Feds Not Releasing Asbestos Information on an Iowa City Hall

Illustration of potential asbestos exposure in a building

The feds continue to investigate an asbestos incident at Ottumwa City Hall without releasing information. The city says an employee accidentally damaged a pipe in the basement while working on its construction, which resulted in an asbestos discovery.

After the pipe was disturbed, the construction stopped and an independent third-party was brought in for testing and assessment. Ottumwa City did not make a press release until over a week later.

Only properly licensed companies can handle asbestos testing, removal, and consulting. If not conducted properly, asbestos exposure can result due to the toxic properties of the substance and its classification as a known carcinogen.

Individuals who do not follow Environmental Protection Agency (EPA) rules are subject to fines and even imprisonment depending on the extent of mishandling.
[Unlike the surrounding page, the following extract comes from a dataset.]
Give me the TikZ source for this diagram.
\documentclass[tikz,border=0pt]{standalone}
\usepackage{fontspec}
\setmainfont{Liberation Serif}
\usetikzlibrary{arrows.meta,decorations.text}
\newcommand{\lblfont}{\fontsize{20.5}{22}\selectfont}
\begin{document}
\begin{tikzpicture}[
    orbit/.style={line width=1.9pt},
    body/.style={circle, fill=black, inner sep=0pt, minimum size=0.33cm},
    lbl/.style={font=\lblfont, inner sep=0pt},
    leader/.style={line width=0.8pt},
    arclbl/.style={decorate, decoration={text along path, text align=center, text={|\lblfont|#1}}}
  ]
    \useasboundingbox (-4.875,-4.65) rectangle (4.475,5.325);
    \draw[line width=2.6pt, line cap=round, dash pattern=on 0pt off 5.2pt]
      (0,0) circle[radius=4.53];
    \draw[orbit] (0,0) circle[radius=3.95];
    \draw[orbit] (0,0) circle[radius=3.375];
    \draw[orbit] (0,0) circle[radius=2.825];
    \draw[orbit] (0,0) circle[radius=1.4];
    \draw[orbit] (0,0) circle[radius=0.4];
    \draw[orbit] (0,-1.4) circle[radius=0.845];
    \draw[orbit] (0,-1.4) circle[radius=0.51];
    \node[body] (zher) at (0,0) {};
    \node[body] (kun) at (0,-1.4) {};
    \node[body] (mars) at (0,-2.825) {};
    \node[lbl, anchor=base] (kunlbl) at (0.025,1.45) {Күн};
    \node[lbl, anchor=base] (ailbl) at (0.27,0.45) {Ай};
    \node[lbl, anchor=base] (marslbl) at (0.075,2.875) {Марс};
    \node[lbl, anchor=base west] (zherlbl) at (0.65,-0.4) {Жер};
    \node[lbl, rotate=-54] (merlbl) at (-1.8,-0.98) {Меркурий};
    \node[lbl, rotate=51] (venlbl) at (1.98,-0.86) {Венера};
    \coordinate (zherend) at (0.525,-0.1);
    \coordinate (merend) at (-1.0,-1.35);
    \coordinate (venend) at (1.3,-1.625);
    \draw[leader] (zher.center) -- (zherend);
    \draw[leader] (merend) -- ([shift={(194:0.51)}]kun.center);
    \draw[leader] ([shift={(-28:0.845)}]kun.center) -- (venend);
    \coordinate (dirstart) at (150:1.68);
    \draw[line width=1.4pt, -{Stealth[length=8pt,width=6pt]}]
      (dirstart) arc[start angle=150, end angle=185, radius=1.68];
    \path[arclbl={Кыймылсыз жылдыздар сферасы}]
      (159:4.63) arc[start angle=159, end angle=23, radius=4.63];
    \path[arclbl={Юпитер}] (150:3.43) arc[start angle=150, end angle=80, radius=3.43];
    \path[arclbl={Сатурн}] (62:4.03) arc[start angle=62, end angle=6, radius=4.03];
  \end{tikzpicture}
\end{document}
According to the test results, asbestos was present in the pipe’s insulation, yet “no detectable airborne asbestos fibers” were released. Asbestos is commonly found in building materials used over the past century, more specifically in insulation and pipe lagging.

As a solid, asbestos poses little threat. But over time it can become brittle and crumble. This is when the fibers are released into the air. The EPA refers to this state as “friable” because it can be crushed merely by using your hand.

At that point, it’s possible for anyone in the vicinity to inhale the toxic fibers, which can become embedded in the chest and potentially lead to mesothelioma cancer. Mesothelioma is an aggressive cancer affecting the membrane lining of the lungs and abdomen.

“We were notified of the situation and an inspection was initiated,” said Iowa Occupational Safety and Health Administration (OSHA) Administrator, Jens Nissen. “When it’s an open file, we can’t really give more consent.”

Apparently more details cannot be released about the actual incident in the basement, but the city may get fined for the incident. Upon completion of the investigation, the feds can make the citations public, if any are given. These are “explicitly spelled out in the code.”

Plus, any citations are required to be issued within six months, but the OSHA Chief has not announced a planned schedule.